■ **Exercise directions**
Print all of the lines exactly. Any picture among them stays out.

■ **Dataset extract**
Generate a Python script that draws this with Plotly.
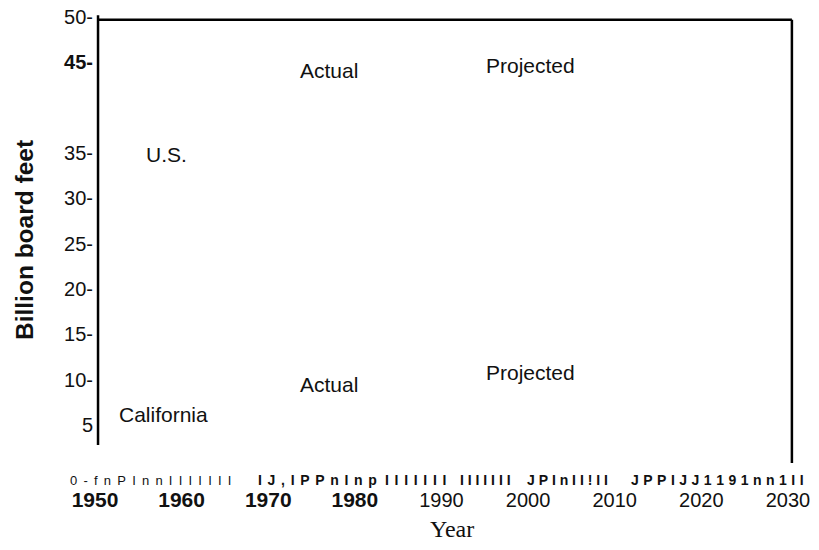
import plotly.graph_objects as go

# ---- data ----
y_tick_values = [50, 45, 35, 30, 25, 20, 15, 10, 5]
y_tick_labels = ["50-", "<b>45-</b>", "35-", "30-", "25-", "20-", "15-", "10-", "5"]

x_tick_years = [1950, 1960, 1970, 1980, 1990, 2000, 2010, 2020, 2030]
x_tick_bold = [True, True, True, True, False, False, False, False, False]

label_texts = ["Actual", "Projected", "U.S.", "Actual", "Projected", "California"]
label_years = [1977.0, 2000.3, 1958.3, 1977.0, 2000.3, 1957.85]
label_values = [44.15, 44.6, 34.8, 9.5, 10.75, 6.2]

# garbled tick-mark row under the axis (as printed in the source)
row_texts = ["0-fnPInnIIIIIII", "IJ,IPPnInp", "IIIIIII", "IIIIIII", "JPInII!II", "JPPIJJ1191nn1II"]
row_years = [1956.5, 1975.7, 1987.1, 1995.1, 2004.5, 2021.9]
row_bold = [False, True, True, True, True, True]
row_spacing = [1.3, 0.9, 0.9, 0.0, 0.0, 0.3]

x_range = [1945.96, 2032.54]
y_range = [-1.73, 50.22]

FONT = "Liberation Sans, Arial, sans-serif"
SERIF = "Liberation Serif, Times New Roman, serif"

# page body has an 8px margin; plot area sits at window px x 60..810, y 15..486
PAGE_OFFSET = 8
PLOT_L, PLOT_T, PLOT_W, PLOT_H = 60, 15, 750, 471
W, H = 819 - 2 * PAGE_OFFSET, 550 - 2 * PAGE_OFFSET

fig = go.Figure()
# invisible trace to establish the axes
fig.add_trace(go.Scatter(x=[x_tick_years[0], x_tick_years[-1]], y=[y_tick_values[-1], y_tick_values[0]],
                         mode="markers", marker=dict(opacity=0), hoverinfo="skip", showlegend=False))

x_ticktext = [f'<b><span style="font-size:21px">{y}</span></b>' if b else str(y)
              for y, b in zip(x_tick_years, x_tick_bold)]

annotations = []
for t, xv, yv in zip(label_texts, label_years, label_values):
    annotations.append(dict(x=xv, y=yv, xref="x", yref="y", text=t, showarrow=False,
                            xanchor="center", yanchor="middle",
                            font=dict(family=FONT, size=21, color="#111")))

row_y = -1.07
for t, xv, b, ls in zip(row_texts, row_years, row_bold, row_spacing):
    spaced = "\u00a0".join(list(t))
    txt = f'<span style="letter-spacing:{ls}px">{spaced}</span>'
    if b:
        txt = f"<b>{txt}</b>"
    annotations.append(dict(x=xv, y=row_y, xref="x", yref="y", text=txt, showarrow=False,
                            xanchor="center", yanchor="middle",
                            font=dict(family=FONT, size=13 if not b else 14, color="#111")))

bottom = PLOT_T + PLOT_H
annotations.append(dict(x=(452 - PLOT_L) / PLOT_W, y=-(529 - bottom) / PLOT_H, xref="paper", yref="paper",
                        text="Year", showarrow=False, xanchor="center", yanchor="middle",
                        font=dict(family=SERIF, size=24, color="#111")))
annotations.append(dict(x=(24 - PLOT_L) / PLOT_W, y=(bottom - 240) / PLOT_H, xref="paper", yref="paper",
                        text="<b>Billion board feet</b>", textangle=-90, showarrow=False,
                        xanchor="center", yanchor="middle",
                        font=dict(family=FONT, size=24.5, color="#111")))

frame_left, frame_right = 1950.35, 2030.45
shapes = [
    dict(type="line", xref="x", yref="y", x0=frame_left, x1=frame_left, y0=2.8, y1=50.2,
         line=dict(color="black", width=2.5)),
    dict(type="line", xref="x", yref="y", x0=frame_left, x1=frame_right, y0=49.7, y1=49.7,
         line=dict(color="black", width=2.5)),
    dict(type="line", xref="x", yref="y", x0=frame_right, x1=frame_right, y0=49.7, y1=0.8,
         line=dict(color="black", width=2.5)),
]

ml = PLOT_L - PAGE_OFFSET
mt = PLOT_T - PAGE_OFFSET
fig.update_layout(
    width=W, height=H,
    margin=dict(l=ml, r=W - ml - PLOT_W, t=mt, b=H - mt - PLOT_H, pad=0),
    paper_bgcolor="white", plot_bgcolor="white",
    showlegend=False,
    xaxis=dict(range=x_range, tickvals=x_tick_years, ticktext=x_ticktext, showgrid=False,
               zeroline=False, showline=False, ticks="", automargin=False, ticklabeloverflow="allow",
               tickfont=dict(family=FONT, size=20, color="#111")),
    yaxis=dict(range=y_range, tickvals=y_tick_values, ticktext=y_tick_labels, showgrid=False,
               zeroline=False, showline=False, ticks="", anchor="free", position=(98 - PLOT_L) / PLOT_W,
               automargin=False, ticklabelstandoff=5, ticklabeloverflow="allow",
               tickfont=dict(family=FONT, size=20, color="#111")),
    annotations=annotations,
    shapes=shapes,
)

fig.write_html("out.html")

■ **Exercise response**
Generate a Python script that draws this with Plotly.
import plotly.graph_objects as go

# ---- data ----
y_tick_values = [50, 45, 35, 30, 25, 20, 15, 10, 5]
y_tick_labels = ["50-", "<b>45-</b>", "35-", "30-", "25-", "20-", "15-", "10-", "5"]

x_tick_years = [1950, 1960, 1970, 1980, 1990, 2000, 2010, 2020, 2030]
x_tick_bold = [True, True, True, True, False, False, False, False, False]

label_texts = ["Actual", "Projected", "U.S.", "Actual", "Projected", "California"]
label_years = [1977.0, 2000.3, 1958.3, 1977.0, 2000.3, 1957.85]
label_values = [44.15, 44.6, 34.8, 9.5, 10.75, 6.2]

# garbled tick-mark row under the axis (as printed in the source)
row_texts = ["0-fnPInnIIIIIII", "IJ,IPPnInp", "IIIIIII", "IIIIIII", "JPInII!II", "JPPIJJ1191nn1II"]
row_years = [1956.5, 1975.7, 1987.1, 1995.1, 2004.5, 2021.9]
row_bold = [False, True, True, True, True, True]
row_spacing = [1.3, 0.9, 0.9, 0.0, 0.0, 0.3]

x_range = [1945.96, 2032.54]
y_range = [-1.73, 50.22]

FONT = "Liberation Sans, Arial, sans-serif"
SERIF = "Liberation Serif, Times New Roman, serif"

# page body has an 8px margin; plot area sits at window px x 60..810, y 15..486
PAGE_OFFSET = 8
PLOT_L, PLOT_T, PLOT_W, PLOT_H = 60, 15, 750, 471
W, H = 819 - 2 * PAGE_OFFSET, 550 - 2 * PAGE_OFFSET

fig = go.Figure()
# invisible trace to establish the axes
fig.add_trace(go.Scatter(x=[x_tick_years[0], x_tick_years[-1]], y=[y_tick_values[-1], y_tick_values[0]],
                         mode="markers", marker=dict(opacity=0), hoverinfo="skip", showlegend=False))

x_ticktext = [f'<b><span style="font-size:21px">{y}</span></b>' if b else str(y)
              for y, b in zip(x_tick_years, x_tick_bold)]

annotations = []
for t, xv, yv in zip(label_texts, label_years, label_values):
    annotations.append(dict(x=xv, y=yv, xref="x", yref="y", text=t, showarrow=False,
                            xanchor="center", yanchor="middle",
                            font=dict(family=FONT, size=21, color="#111")))

row_y = -1.07
for t, xv, b, ls in zip(row_texts, row_years, row_bold, row_spacing):
    spaced = "\u00a0".join(list(t))
    txt = f'<span style="letter-spacing:{ls}px">{spaced}</span>'
    if b:
        txt = f"<b>{txt}</b>"
    annotations.append(dict(x=xv, y=row_y, xref="x", yref="y", text=txt, showarrow=False,
                            xanchor="center", yanchor="middle",
                            font=dict(family=FONT, size=13 if not b else 14, color="#111")))

bottom = PLOT_T + PLOT_H
annotations.append(dict(x=(452 - PLOT_L) / PLOT_W, y=-(529 - bottom) / PLOT_H, xref="paper", yref="paper",
                        text="Year", showarrow=False, xanchor="center", yanchor="middle",
                        font=dict(family=SERIF, size=24, color="#111")))
annotations.append(dict(x=(24 - PLOT_L) / PLOT_W, y=(bottom - 240) / PLOT_H, xref="paper", yref="paper",
                        text="<b>Billion board feet</b>", textangle=-90, showarrow=False,
                        xanchor="center", yanchor="middle",
                        font=dict(family=FONT, size=24.5, color="#111")))

frame_left, frame_right = 1950.35, 2030.45
shapes = [
    dict(type="line", xref="x", yref="y", x0=frame_left, x1=frame_left, y0=2.8, y1=50.2,
         line=dict(color="black", width=2.5)),
    dict(type="line", xref="x", yref="y", x0=frame_left, x1=frame_right, y0=49.7, y1=49.7,
         line=dict(color="black", width=2.5)),
    dict(type="line", xref="x", yref="y", x0=frame_right, x1=frame_right, y0=49.7, y1=0.8,
         line=dict(color="black", width=2.5)),
]

ml = PLOT_L - PAGE_OFFSET
mt = PLOT_T - PAGE_OFFSET
fig.update_layout(
    width=W, height=H,
    margin=dict(l=ml, r=W - ml - PLOT_W, t=mt, b=H - mt - PLOT_H, pad=0),
    paper_bgcolor="white", plot_bgcolor="white",
    showlegend=False,
    xaxis=dict(range=x_range, tickvals=x_tick_years, ticktext=x_ticktext, showgrid=False,
               zeroline=False, showline=False, ticks="", automargin=False, ticklabeloverflow="allow",
               tickfont=dict(family=FONT, size=20, color="#111")),
    yaxis=dict(range=y_range, tickvals=y_tick_values, ticktext=y_tick_labels, showgrid=False,
               zeroline=False, showline=False, ticks="", anchor="free", position=(98 - PLOT_L) / PLOT_W,
               automargin=False, ticklabelstandoff=5, ticklabeloverflow="allow",
               tickfont=dict(family=FONT, size=20, color="#111")),
    annotations=annotations,
    shapes=shapes,
)

fig.write_html("out.html")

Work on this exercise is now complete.